La politique, dans ses processus (débats parlementaires, votes, élaboration des programmes) comme dans ses modalités (militantisme, engagement) est peu présente sur grand écran. Ou plutôt, la fiction cinématographique abandonne ce champ aux reportages -type Le Cauchemar de Darwin- ou aux portraits-charges -Dans la peau de Jacques Chirac-.

Certes, les figures de l'élu-local-redresseur-de-torts et du président-entouré-de-conseillers-avisés envahissent la télévision : dans les séries franchouillardes du samedi soir sur France 3 ; dans les feuilletons américains de TF1 ou France 2.

Mais il est très rare que le cinéma contemporain occidental dépeigne la politique en train de se faire. Comme si le dégoût du politique, qui frappe de nombreux citoyens, affectait également les cinéastes.

Il faut reconnaître à Arte le mérite d'avoir tenté de remédier à cet état de fait : il y a quelques années, la chaîne franco-allemande avait passé commande de (vrais) films sur le clivage droite/gauche à plusieurs réalisateurs français. Dans mon souvenir, hormis un volet portant sur les années Mitterrand, le résultat était mitigé.

Pourtant, le film politique est en genre passionnant en soi.
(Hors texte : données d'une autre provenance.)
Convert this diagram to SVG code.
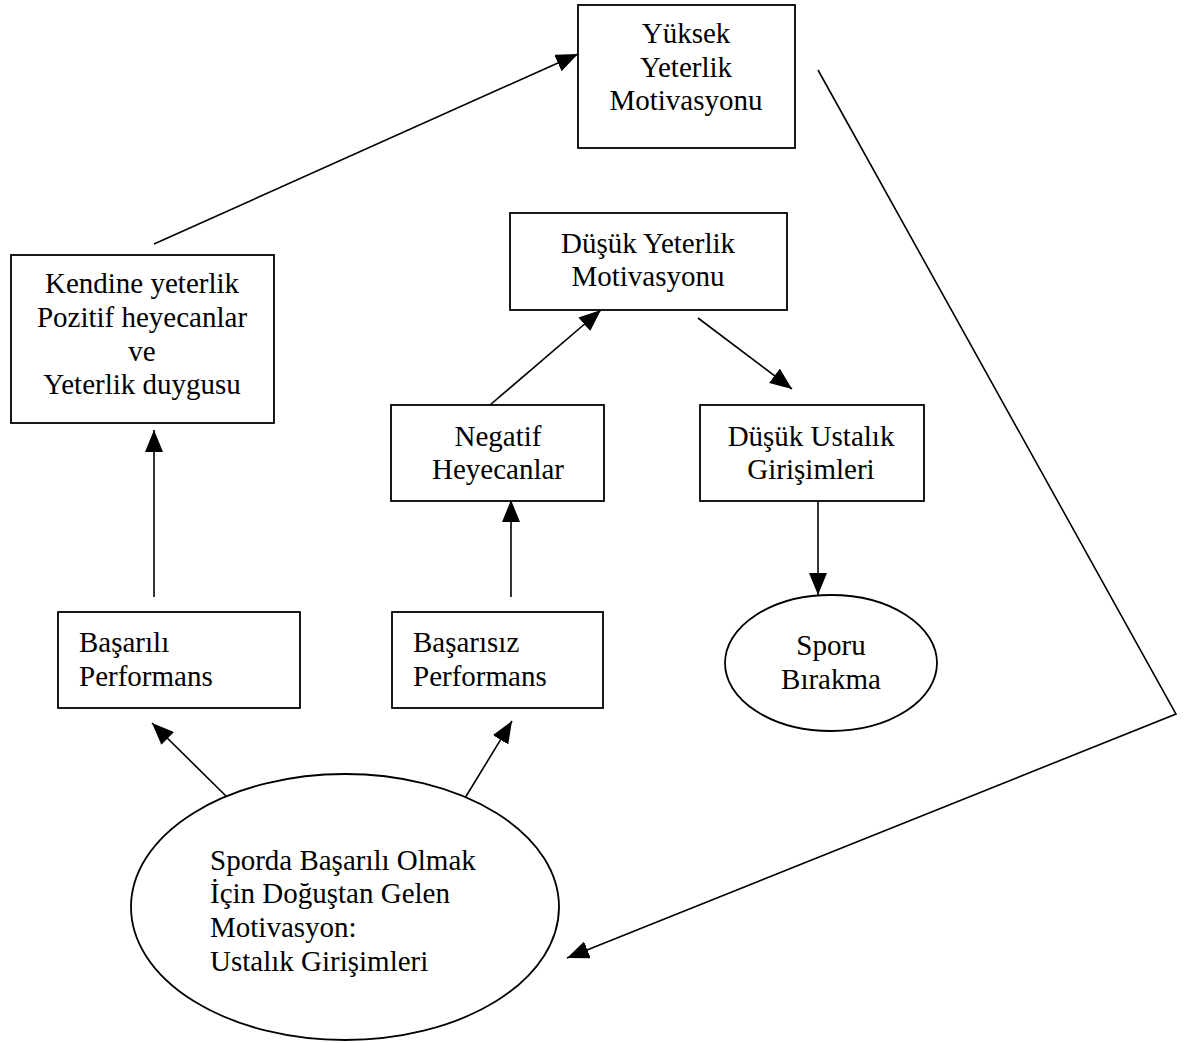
<svg xmlns="http://www.w3.org/2000/svg" width="1184" height="1043" viewBox="0 0 1184 1043">
<defs>
<style>
.box{fill:#fff;stroke:#000;stroke-width:1.8}
.c{text-anchor:middle}
.ln{stroke:#000;stroke-width:1.6;fill:none}
</style>
<marker id="ah" viewBox="0 0 22 18" refX="22" refY="9" markerWidth="22" markerHeight="18" markerUnits="userSpaceOnUse" orient="auto">
<path d="M0,0 L22,9 L0,18 Z" fill="#000"/>
</marker>
</defs>
<rect width="1184" height="1043" fill="#fff"/>
<g id="connectors">
<line class="ln" x1="154" y1="244" x2="578" y2="54" marker-end="url(#ah)"/>
<polyline class="ln" points="818,70 1176,714 567,958" marker-end="url(#ah)"/>
<line class="ln" x1="154" y1="597" x2="154" y2="430" marker-end="url(#ah)"/>
<line class="ln" x1="511" y1="597" x2="511" y2="500" marker-end="url(#ah)"/>
<line class="ln" x1="490" y1="405" x2="601" y2="310" marker-end="url(#ah)"/>
<line class="ln" x1="698" y1="318" x2="792" y2="389" marker-end="url(#ah)"/>
<line class="ln" x1="818" y1="501" x2="818" y2="595" marker-end="url(#ah)"/>
<line class="ln" x1="228" y1="798" x2="152" y2="723" marker-end="url(#ah)"/>
<line class="ln" x1="465" y1="798" x2="512" y2="721" marker-end="url(#ah)"/>
</g>
<g font-family="Liberation Serif, Times New Roman, serif" font-size="29" fill="#000">
<g id="yuksek">
<rect class="box" x="578" y="5" width="217" height="143"/>
<text class="c" x="686" y="43">Yüksek</text>
<text class="c" x="686" y="77">Yeterlik</text>
<text class="c" x="686" y="110">Motivasyonu</text>
</g>
<g id="kendine">
<rect class="box" x="11" y="255" width="263" height="168"/>
<text class="c" x="142" y="293">Kendine yeterlik</text>
<text class="c" x="142" y="327">Pozitif heyecanlar</text>
<text class="c" x="142" y="361">ve</text>
<text class="c" x="142" y="394">Yeterlik duygusu</text>
</g>
<g id="dusukYeterlik">
<rect class="box" x="510" y="213" width="277" height="97"/>
<text class="c" x="648" y="253">Düşük Yeterlik</text>
<text class="c" x="648" y="286">Motivasyonu</text>
</g>
<g id="negatif">
<rect class="box" x="391" y="405" width="213" height="96"/>
<text class="c" x="498" y="446">Negatif</text>
<text class="c" x="498" y="479">Heyecanlar</text>
</g>
<g id="dusukUstalik">
<rect class="box" x="700" y="405" width="224" height="96"/>
<text class="c" x="811" y="446">Düşük Ustalık</text>
<text class="c" x="811" y="479">Girişimleri</text>
</g>
<g id="basarili">
<rect class="box" x="58" y="612" width="242" height="96"/>
<text x="79" y="652">Başarılı</text>
<text x="79" y="686">Performans</text>
</g>
<g id="basarisiz">
<rect class="box" x="392" y="612" width="211" height="96"/>
<text x="413" y="652">Başarısız</text>
<text x="413" y="686">Performans</text>
</g>
<g id="sporu">
<ellipse class="box" cx="831" cy="663" rx="106" ry="68"/>
<text class="c" x="831" y="655">Sporu</text>
<text class="c" x="831" y="689">Bırakma</text>
</g>
<g id="dogustan">
<ellipse class="box" cx="345" cy="907" rx="214" ry="133"/>
<text x="210" y="870">Sporda Başarılı Olmak</text>
<text x="210" y="903">İçin Doğuştan Gelen</text>
<text x="210" y="937">Motivasyon:</text>
<text x="210" y="971">Ustalık Girişimleri</text>
</g>
</g>
</svg>
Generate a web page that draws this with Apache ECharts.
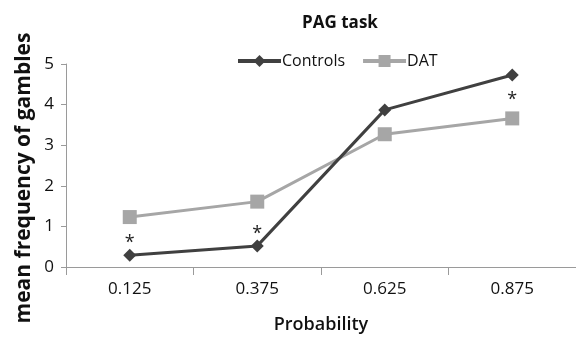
<!DOCTYPE html>
<html><head><meta charset="utf-8">
<script src="https://cdn.jsdelivr.net/npm/echarts@6/dist/echarts.min.js"></script>
<style>html,body{margin:0;padding:0;background:#fff}#c{width:576px;height:339px}</style>
</head><body><div id="c"></div>
<script>
const categories = ['0.125', '0.375', '0.625', '0.875'];
const controls = [0.29, 0.52, 3.87, 4.73];
const dat = [1.23, 1.61, 3.27, 3.66];
const controlsSig = [true, true, false, false];
const datSig = [false, false, false, true];
const yTicks = [0, 1, 2, 3, 4, 5];
const yName = 'mean frequency of gambles';

const FONT = '"Open Sans", "Liberation Sans", sans-serif';
function withStars(vals, sig, offset) {
  return vals.map((v, i) => sig[i] ? {value: v, label: {show: true, formatter: '*', position: 'top', distance: offset, fontSize: 18, color: '#222', fontFamily: FONT}} : v);
}
const chart = echarts.init(document.getElementById('c'));
chart.setOption({
  animation: false,
  title: {text: 'PAG task', left: 335, top: 10, textAlign: 'center',
    textStyle: {fontSize: 17, fontWeight: 'bold', color: '#111', fontFamily: FONT}},
  legend: {top: 48, left: 231, itemWidth: 43, itemHeight: 15, itemGap: 16,
    lineStyle: {width: 4},
    textStyle: {fontSize: 16, color: '#111', fontFamily: FONT, padding: [0, 0, 0, -4]},
    data: ['Controls', 'DAT']},
  grid: {left: 66, top: 64, width: 520, height: 205},
  graphic: [{type: 'text', x: 24, y: 178, rotation: Math.PI / 2,
    style: {text: yName, align: 'center', verticalAlign: 'middle', fontSize: 21, fontWeight: 'bold', fill: '#111', fontFamily: FONT}}],
  xAxis: {type: 'category', data: categories, boundaryGap: true,
    name: 'Probability', nameLocation: 'middle', nameGap: 49,
    nameTextStyle: {fontSize: 18, fontWeight: 600, color: '#111', fontFamily: FONT},
    axisLine: {lineStyle: {color: '#9a9a9a', width: 1}},
    axisTick: {show: true, length: 8, lineStyle: {color: '#9a9a9a'}},
    axisLabel: {fontSize: 17, color: '#111', margin: 14, fontFamily: FONT}},
  yAxis: {type: 'value', min: yTicks[0], max: yTicks[yTicks.length - 1], interval: 1,
    axisLine: {show: true, lineStyle: {color: '#9a9a9a', width: 1}},
    axisTick: {show: true, length: 5, lineStyle: {color: '#9a9a9a'}},
    splitLine: {show: false},
    axisLabel: {fontSize: 17, color: '#111', margin: 12, fontFamily: FONT}},
  series: [
    {name: 'Controls', type: 'line', data: withStars(controls, controlsSig, -3),
      symbol: 'diamond', symbolSize: 13, z: 3,
      lineStyle: {color: '#404040', width: 3}, itemStyle: {color: '#404040'}},
    {name: 'DAT', type: 'line', data: withStars(dat, datSig, 3),
      symbol: 'rect', symbolSize: 14, z: 2,
      lineStyle: {color: '#a6a6a6', width: 3}, itemStyle: {color: '#a6a6a6'}}
  ]
});
</script></body></html>
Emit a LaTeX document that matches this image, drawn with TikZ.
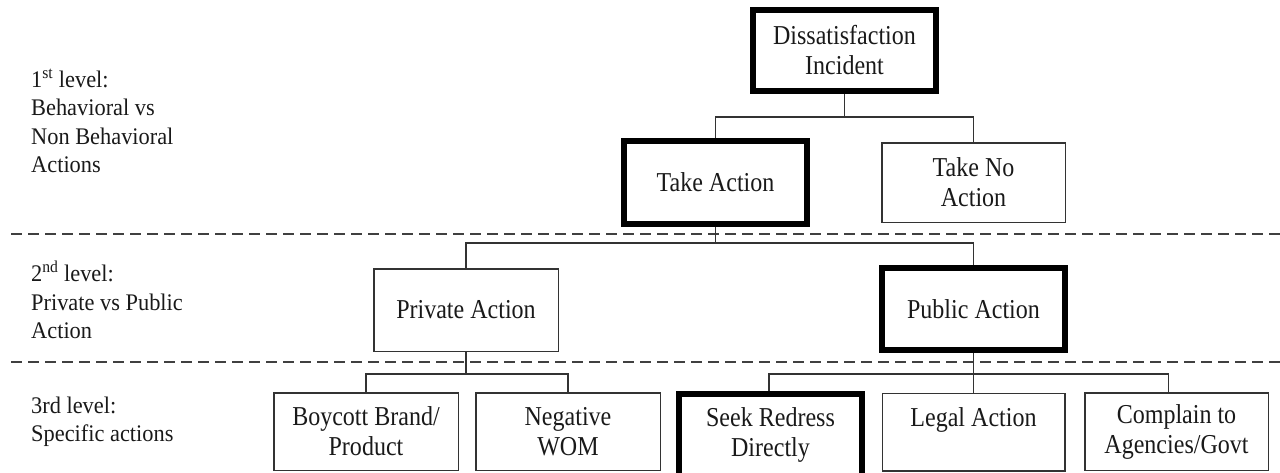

Parce que la politique ne manque pas de ressources romanesques ; parce que la description d'un engagement permet de provoquer l'émotion du spectateur en évitant le pathos et le sentimental , comme l'a enfin compris Ken Loach (Le vent se lève) ; parce que la comédie du pouvoir se prête aussi à des satires féroces et jouissives.

Trois exemples :

-Advise and consent, d'Otto Preminger. Le film date du début des années 60, ou de la fin des années 50, je ne sais plus. Tourné en Scope (Preminger est le Prince de ce format), le film décrit l'examen (une enquête) par le Sénat américain, du Secrétaire d'Etat (Ministre des Affaires étrangères) nommé par un Président vieillissant, inspiré par Franklin D. Roosevelt. Le titre en français : Tempête à Washington. Ce film est à la fois passionnant et juste dans sa description des régles du Parlement américain. Avec Henry Fonda, Charles Laughton, Walter Pidgeon.

-Flamme de mon amour, de Mizoguchi Kenji (fin des années 40). Une merveille. Film féministe comme peu de réalisateurs osent en tourner aujourd'hui. A voir absolument pour se convaincre que l'art (la beauté des plans) n'est pas nécessairement compromis par les bons sentiments.

-Le Soleil, d'Andreï Sokourov. Après Hitler et Lénine, Sokourov poursuit son travail sur les "personnages historiques". Il s'agit ici de l'empereur Hiro-Hito, confronté à la défaite de son pays à l'été 1945, et contraint de renoncer à son titre de Dieu vivant. Le pouvoir manipulé, l'isolement, la fascination qu'exerce l'empire, tout est représenté avec un austère raffinement, dans le silence ou le chuchotement. Le film est sorti cette année, une salle le donne encore à Paris.

L'absence de festival du film politique, mêlant projections de films anciens et sorties à venir, est donc regrettable. Je dépose l'idée dans la besace des élus locaux soucieux de dynamiser leur commune!